Livia Esterhazy, who heads one of New Zealand's top advertising agencies, says there is "still much work to do" to improve gender diversity in the advertising industry, but "we have moved a long way in 15 years".
In emailed comments to questions from BusinessDesk, Clemenger BBDO's managing director in New Zealand said she had "seen and been privy to" to sexist behaviour in the advertising sector, "but it has never stopped my personal career path - nor have I let it".
"Nor do I let it for anyone in my team. There is still much work to do, but I can say that we have moved a long way in 15 years," she said, reacting to the furore created by comments to the Australian Business Insider publication by Saatchi & Saatchi's global executive chairman, Kevin Roberts, who dismissed gender diversity as a non-issue in the ad industry and disparaged women in the industry whom he thought were milking the issue for profile.
Roberts, who also acts as a coach for Saatchi's ultimate owner, the French-owned Publicis Groupe, was placed on immediate leave of absence and subjected to a slew of critical comment from colleagues and rivals alike.
Esterhazy sought to take a constructive line, saying: " Love it or loathe it, what's happened here is that Kevin has opened up discussion on issues of diversity, not just in our industry but in others too.

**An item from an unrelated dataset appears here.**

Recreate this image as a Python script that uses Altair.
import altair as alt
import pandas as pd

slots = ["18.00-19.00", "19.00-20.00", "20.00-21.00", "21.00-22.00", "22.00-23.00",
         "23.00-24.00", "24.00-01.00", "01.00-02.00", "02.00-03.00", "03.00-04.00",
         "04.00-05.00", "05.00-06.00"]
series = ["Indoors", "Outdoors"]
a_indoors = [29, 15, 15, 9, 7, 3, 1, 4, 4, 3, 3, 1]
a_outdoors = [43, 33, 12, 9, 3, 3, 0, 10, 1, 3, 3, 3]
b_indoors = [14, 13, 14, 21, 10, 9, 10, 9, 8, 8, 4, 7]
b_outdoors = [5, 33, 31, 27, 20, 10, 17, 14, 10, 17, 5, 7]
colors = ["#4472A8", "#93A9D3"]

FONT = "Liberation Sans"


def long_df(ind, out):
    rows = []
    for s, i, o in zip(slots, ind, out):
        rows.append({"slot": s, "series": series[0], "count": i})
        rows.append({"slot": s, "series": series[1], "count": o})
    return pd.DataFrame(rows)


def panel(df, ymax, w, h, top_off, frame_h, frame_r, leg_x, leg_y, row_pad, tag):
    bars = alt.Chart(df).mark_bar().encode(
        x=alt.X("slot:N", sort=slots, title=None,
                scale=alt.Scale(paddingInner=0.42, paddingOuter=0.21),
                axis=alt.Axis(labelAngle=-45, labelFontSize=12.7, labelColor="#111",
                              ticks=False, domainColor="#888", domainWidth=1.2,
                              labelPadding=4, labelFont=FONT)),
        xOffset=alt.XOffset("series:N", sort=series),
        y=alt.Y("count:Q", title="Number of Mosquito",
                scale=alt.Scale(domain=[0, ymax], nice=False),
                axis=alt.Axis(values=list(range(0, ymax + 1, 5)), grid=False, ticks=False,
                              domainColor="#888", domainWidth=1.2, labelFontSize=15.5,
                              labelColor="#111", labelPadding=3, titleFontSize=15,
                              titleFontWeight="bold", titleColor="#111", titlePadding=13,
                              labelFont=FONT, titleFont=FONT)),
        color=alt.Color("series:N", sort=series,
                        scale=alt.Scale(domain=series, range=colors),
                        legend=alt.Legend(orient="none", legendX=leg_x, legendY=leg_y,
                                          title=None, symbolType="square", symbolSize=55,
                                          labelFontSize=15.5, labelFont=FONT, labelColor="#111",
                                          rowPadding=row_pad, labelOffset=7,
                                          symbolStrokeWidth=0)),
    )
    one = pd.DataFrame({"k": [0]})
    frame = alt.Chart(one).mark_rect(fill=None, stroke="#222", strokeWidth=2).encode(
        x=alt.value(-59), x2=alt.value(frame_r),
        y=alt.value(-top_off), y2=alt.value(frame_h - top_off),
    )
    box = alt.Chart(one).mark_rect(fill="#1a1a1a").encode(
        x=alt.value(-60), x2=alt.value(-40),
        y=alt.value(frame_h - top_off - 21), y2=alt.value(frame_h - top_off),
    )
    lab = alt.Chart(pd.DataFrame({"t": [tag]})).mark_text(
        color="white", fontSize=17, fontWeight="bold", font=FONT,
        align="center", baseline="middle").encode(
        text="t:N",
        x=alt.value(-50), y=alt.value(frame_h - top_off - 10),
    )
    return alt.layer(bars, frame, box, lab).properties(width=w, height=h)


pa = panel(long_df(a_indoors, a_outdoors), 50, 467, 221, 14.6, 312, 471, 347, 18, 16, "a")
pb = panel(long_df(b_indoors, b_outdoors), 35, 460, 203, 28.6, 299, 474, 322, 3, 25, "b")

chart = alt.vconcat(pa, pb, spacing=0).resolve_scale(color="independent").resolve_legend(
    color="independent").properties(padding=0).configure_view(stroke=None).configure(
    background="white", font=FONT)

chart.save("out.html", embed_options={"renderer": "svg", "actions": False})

That's got to be a good thing because if we're not all talking about it, nothing is going to change and there is actually some good progress being made."
"As the leader of our agency Clemenger BBDO in Wellington, we're hitting out of the park in terms of gender diversity at a senior level," she said.

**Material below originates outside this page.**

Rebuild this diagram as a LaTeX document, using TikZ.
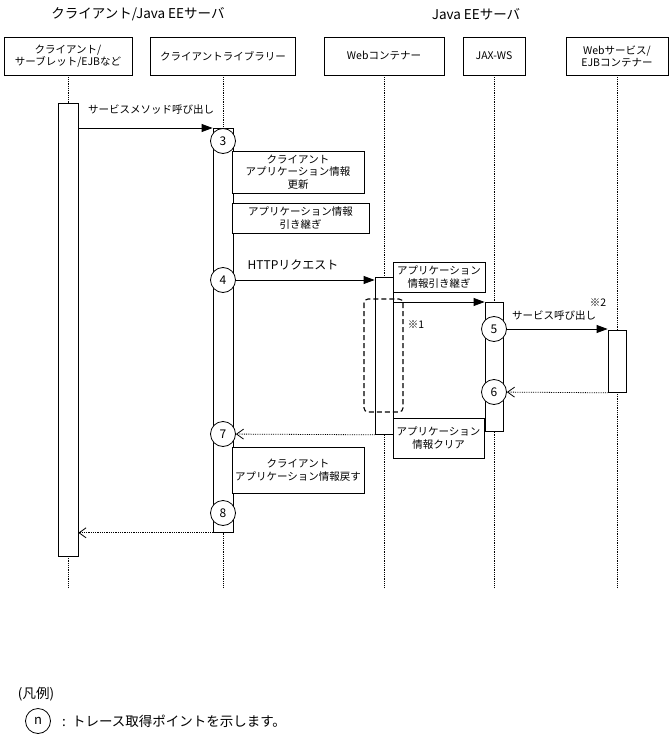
\documentclass[tikz,border=0pt]{standalone}
\usepackage{fontspec}
\setmainfont{Noto Sans CJK JP}
\usepackage{tikz}
\usetikzlibrary{arrows.meta}
\tikzset{%
  head/.style={draw, line width=0.8pt, minimum height=38pt, align=center, inner sep=1pt, font=\fontsize{10.5}{12}\selectfont},
  lifeline/.style={densely dotted, line width=0.8pt},
  bar/.style={draw, fill=white, line width=0.8pt, inner sep=0pt, minimum width=20pt, anchor=north},
  note/.style={draw, fill=white, line width=0.8pt, align=center, inner sep=1pt, font=\fontsize{10.5}{12.5}\selectfont},
  tp/.style={draw, circle, fill=white, line width=0.8pt, minimum size=25pt, inner sep=0pt, font=\fontsize{12}{14}\selectfont},
  call/.style={line width=0.8pt, -{Triangle[length=11pt,width=8pt]}},
  reply/.style={densely dotted, line width=0.8pt, -{Straight Barb[length=7pt,width=10pt]}},
  lbl/.style={inner sep=1pt, font=\fontsize{10.5}{12}\selectfont},
}
\begin{document}
\begin{tikzpicture}[x=1pt, y=-1pt]
\useasboundingbox (0,0) rectangle (671,741);
\node[font=\fontsize{13.5}{15}\selectfont] (t1) at (138,14) {クライアント/Java EEサーバ};
\node[font=\fontsize{13.5}{15}\selectfont] (t2) at (476,14) {Java EEサーバ};
\node[head, minimum width=128pt] (cl) at (68,56) {クライアント/\\サーブレット/EJBなど};
\node[head, minimum width=145pt] (lb) at (223,56) {クライアントライブラリー};
\node[head, minimum width=120pt] (wc) at (384,56) {Webコンテナー};
\node[head, minimum width=62pt] (jx) at (494,56) {JAX-WS};
\node[head, minimum width=102pt] (ws) at (617,56) {Webサービス/\\EJBコンテナー};
\coordinate (bottom) at (0,587);
\foreach \n in {cl,lb,wc,jx,ws}
  \draw[lifeline] (\n.south) -- (\n.south |- bottom);
\node[bar, minimum height=453pt] (clbar) at (68,103) {};
\node[bar, minimum height=404pt] (lbbar) at (223,128) {};
\node[bar, minimum width=18pt, minimum height=157pt] (wcbar) at (384,277) {};
\node[bar, minimum width=18pt, minimum height=129pt] (jxbar) at (494,302) {};
\node[bar, minimum width=18pt, minimum height=62pt] (wsbar) at (617,330) {};
\draw[dash pattern=on 5pt off 3pt, rounded corners=4pt, line width=1.1pt] (364,299) rectangle (403,412);
\node[tp] (p3) at (223,141) {3};
\node[tp] (p4) at (223,280) {4};
\node[tp] (p5) at (494,329) {5};
\node[tp] (p6) at (494,392) {6};
\node[tp] (p7) at (223,434) {7};
\node[tp] (p8) at (223,513) {8};
\draw[call] (clbar.east |- lbbar.north) -- (lbbar.north west);
\node[lbl] (m1) at (151,110) {サービスメソッド呼び出し};
\draw[call] (p4) -- (p4 -| wcbar.west);
\node[inner sep=1pt, font=\fontsize{12}{14}\selectfont] (m2) at (293,265) {HTTPリクエスト};
\draw[call] (jxbar.north -| wcbar.east) -- (jxbar.north west);
\draw[call] (p5) -- (p5 -| wsbar.west);
\node[lbl] (m3) at (554,316) {サービス呼び出し};
\node[lbl] (k2) at (598,303) {※2};
\node[lbl] (k1) at (416,325) {※1};
\draw[reply] (wsbar.south west) -- (p6);
\draw[reply] (wcbar.south west) -- (p7);
\draw[reply] (lbbar.south west) -- (lbbar.south west -| clbar.east);
\node[note, minimum width=132pt, minimum height=42pt] (n1) at (298,172) {クライアント\\アプリケーション情報\\更新};
\node[note, minimum width=137pt, minimum height=30pt] (n2) at (300.5,218) {アプリケーション情報\\引き継ぎ};
\node[note, minimum width=92pt, minimum height=30pt] (n3) at (439,277) {アプリケーション\\情報引き継ぎ};
\node[note, minimum width=91pt, minimum height=40pt] (n4) at (438.5,438) {アプリケーション\\情報クリア};
\node[note, minimum width=132pt, minimum height=46pt] (n5) at (298,470) {クライアント\\アプリケーション情報戻す};
\node[inner sep=1pt, font=\fontsize{13.5}{15}\selectfont] (lg) at (36,694) {(凡例)};
\node[tp, minimum size=25pt, font=\fontsize{13}{15}\selectfont] (lgn) at (38,721) {n};
\node[inner sep=1pt, anchor=west, font=\fontsize{13.5}{15}\selectfont] (lgtxt) at (61,721) {:\ \ トレース取得ポイントを示します。};
\end{tikzpicture}
\end{document}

"Across the whole industry we have some work to do, and there is a genuine desire to change.
"In the Clemenger Group, for example (more than a dozen marketing services companies in New Zealand of which Clemenger BBDO is one) we set up a Gender Diversity Group two years ago and have targeted 40 per cent of our leaders to be women of which we have reached 37 per cent; but there is still much to do."
On Roberts's claim that younger, "millennial" generation women - and men - were often less interested in the top job than doing great work, Esterhazy said: "These comments are such a generalisation and from where I sit there are a group of fabulous people who are inspired by a career path, whatever that may be, in leadership or otherwise.
"In our team, we have highly ambitious people who want a career path and would never want to be overlooked for a management position, in fact, they regularly put their hand up to help with leadership and management projects. Having the option and the choice to keep progressing is what is critical here. It's central to motivation and work happiness and fulfilment."